A precise retyping is required of every line from the one containing "Convert this chart to Plotly code." down to the one containing "Rekaptulasi Sub Variabel", both included, and of no other line.

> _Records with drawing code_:
----

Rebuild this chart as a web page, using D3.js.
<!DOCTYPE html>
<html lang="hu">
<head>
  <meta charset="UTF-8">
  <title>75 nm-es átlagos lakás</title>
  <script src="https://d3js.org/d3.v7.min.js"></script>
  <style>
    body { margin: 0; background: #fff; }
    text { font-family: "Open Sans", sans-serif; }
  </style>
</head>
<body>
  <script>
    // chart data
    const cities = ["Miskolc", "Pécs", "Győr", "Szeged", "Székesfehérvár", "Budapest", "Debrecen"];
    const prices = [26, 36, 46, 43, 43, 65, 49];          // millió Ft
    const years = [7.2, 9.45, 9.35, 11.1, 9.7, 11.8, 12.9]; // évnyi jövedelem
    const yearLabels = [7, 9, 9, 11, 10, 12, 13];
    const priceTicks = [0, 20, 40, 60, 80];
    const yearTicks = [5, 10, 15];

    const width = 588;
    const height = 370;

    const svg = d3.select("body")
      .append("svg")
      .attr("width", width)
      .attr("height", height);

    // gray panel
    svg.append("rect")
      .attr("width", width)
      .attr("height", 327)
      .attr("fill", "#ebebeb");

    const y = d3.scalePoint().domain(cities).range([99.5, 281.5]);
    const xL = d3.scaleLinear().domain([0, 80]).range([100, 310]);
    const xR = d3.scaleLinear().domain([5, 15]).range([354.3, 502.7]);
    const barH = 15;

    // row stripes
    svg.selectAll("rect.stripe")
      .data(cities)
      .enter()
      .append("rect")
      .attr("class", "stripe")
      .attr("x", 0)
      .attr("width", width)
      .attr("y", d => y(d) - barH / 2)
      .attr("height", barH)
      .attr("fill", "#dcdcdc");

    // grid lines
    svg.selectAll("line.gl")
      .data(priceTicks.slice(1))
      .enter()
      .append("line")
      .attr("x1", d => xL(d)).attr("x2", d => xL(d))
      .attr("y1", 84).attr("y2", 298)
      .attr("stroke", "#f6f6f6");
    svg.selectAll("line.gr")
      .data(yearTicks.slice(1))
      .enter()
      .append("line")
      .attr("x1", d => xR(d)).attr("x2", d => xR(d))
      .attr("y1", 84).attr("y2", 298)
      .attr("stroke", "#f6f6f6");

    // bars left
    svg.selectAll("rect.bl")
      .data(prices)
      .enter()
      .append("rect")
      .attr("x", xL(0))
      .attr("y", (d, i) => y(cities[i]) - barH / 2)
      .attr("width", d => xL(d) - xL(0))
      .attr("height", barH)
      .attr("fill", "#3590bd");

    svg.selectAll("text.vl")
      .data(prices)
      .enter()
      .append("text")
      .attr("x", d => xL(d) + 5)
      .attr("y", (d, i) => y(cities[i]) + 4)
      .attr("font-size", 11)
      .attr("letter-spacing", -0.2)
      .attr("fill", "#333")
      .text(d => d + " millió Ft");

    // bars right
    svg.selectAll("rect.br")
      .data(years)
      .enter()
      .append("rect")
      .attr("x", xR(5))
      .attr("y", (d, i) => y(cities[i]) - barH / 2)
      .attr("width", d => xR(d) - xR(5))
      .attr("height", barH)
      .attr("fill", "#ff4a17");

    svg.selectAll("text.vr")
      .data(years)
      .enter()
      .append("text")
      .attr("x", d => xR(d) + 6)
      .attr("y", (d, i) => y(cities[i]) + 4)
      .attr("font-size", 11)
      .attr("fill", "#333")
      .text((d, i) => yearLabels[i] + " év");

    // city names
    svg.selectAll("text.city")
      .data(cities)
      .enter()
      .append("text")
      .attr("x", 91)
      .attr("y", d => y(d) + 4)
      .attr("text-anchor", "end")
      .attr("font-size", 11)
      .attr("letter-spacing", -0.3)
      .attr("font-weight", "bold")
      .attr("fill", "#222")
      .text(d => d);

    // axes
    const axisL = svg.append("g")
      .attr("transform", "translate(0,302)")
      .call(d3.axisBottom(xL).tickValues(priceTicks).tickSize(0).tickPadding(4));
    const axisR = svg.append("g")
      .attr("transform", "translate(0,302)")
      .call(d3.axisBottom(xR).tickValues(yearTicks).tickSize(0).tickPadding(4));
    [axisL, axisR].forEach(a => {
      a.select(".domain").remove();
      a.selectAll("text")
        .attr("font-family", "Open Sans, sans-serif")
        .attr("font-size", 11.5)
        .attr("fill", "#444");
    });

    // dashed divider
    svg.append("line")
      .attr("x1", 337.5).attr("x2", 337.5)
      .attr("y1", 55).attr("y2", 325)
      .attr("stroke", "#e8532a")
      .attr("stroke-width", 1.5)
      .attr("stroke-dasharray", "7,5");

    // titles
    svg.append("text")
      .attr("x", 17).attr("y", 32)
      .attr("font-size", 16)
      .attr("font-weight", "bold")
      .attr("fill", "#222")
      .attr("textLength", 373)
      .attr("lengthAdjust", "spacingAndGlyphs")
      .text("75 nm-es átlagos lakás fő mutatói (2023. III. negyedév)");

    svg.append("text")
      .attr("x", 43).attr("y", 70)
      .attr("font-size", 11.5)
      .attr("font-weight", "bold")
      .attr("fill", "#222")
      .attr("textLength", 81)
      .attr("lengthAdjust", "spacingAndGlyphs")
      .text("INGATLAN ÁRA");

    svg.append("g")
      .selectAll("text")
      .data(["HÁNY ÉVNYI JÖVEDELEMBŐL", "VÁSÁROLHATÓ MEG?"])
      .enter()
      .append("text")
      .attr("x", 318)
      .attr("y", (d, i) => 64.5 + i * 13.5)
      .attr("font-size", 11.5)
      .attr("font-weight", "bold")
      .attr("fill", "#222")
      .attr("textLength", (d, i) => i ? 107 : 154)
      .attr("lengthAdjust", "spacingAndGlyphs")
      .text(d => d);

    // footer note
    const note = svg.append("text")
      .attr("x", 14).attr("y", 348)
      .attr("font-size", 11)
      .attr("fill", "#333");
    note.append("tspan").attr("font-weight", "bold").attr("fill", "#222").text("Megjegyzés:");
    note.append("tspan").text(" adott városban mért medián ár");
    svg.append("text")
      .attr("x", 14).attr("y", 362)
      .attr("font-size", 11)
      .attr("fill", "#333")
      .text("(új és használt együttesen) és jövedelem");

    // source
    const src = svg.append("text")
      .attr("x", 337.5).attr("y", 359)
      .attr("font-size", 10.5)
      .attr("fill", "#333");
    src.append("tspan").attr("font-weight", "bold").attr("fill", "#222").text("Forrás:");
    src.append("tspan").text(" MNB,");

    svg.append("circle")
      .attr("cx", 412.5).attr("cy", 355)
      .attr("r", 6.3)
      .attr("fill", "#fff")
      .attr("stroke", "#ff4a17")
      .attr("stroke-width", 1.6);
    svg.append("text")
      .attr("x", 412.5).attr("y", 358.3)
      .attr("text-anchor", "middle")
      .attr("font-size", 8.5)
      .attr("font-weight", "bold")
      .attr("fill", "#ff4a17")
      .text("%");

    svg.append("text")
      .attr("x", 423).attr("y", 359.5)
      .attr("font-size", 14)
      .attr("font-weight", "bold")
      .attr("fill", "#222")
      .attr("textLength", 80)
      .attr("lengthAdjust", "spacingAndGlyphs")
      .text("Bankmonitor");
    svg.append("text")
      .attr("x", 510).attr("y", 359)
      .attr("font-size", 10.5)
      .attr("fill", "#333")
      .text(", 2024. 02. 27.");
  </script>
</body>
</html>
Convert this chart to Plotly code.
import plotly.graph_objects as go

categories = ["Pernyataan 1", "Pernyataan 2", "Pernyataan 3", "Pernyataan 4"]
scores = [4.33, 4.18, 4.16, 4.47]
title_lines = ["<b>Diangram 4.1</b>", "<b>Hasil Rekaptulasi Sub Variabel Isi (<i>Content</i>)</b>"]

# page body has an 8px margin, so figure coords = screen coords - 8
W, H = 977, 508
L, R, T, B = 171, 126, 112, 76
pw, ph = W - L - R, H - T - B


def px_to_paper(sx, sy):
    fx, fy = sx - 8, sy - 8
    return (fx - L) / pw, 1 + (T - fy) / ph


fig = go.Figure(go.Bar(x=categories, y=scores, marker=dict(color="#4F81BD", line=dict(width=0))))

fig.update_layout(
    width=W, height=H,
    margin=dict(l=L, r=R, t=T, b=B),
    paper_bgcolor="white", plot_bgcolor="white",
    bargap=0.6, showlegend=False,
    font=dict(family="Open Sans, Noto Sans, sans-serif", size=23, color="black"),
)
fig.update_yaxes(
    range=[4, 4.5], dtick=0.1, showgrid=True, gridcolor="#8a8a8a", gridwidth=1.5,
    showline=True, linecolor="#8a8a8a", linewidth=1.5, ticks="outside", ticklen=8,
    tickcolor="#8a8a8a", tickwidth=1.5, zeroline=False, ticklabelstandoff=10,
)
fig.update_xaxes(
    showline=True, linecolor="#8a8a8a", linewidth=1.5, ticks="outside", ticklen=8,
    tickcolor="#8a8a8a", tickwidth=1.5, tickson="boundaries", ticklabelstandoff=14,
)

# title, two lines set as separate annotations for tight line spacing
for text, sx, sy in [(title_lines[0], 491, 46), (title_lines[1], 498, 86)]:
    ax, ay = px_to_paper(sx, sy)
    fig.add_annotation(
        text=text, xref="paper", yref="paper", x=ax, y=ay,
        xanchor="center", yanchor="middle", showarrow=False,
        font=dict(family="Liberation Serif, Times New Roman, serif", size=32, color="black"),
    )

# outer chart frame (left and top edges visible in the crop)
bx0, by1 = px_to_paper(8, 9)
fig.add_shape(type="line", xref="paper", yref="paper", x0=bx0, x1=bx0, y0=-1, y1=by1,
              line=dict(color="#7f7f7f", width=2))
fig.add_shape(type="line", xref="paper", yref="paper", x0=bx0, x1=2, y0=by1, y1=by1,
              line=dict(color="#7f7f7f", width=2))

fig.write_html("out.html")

----

> _Output below_:
Convert this chart to Plotly code.
import plotly.graph_objects as go

categories = ["Pernyataan 1", "Pernyataan 2", "Pernyataan 3", "Pernyataan 4"]
scores = [4.33, 4.18, 4.16, 4.47]
title_lines = ["<b>Diangram 4.1</b>", "<b>Hasil Rekaptulasi Sub Variabel Isi (<i>Content</i>)</b>"]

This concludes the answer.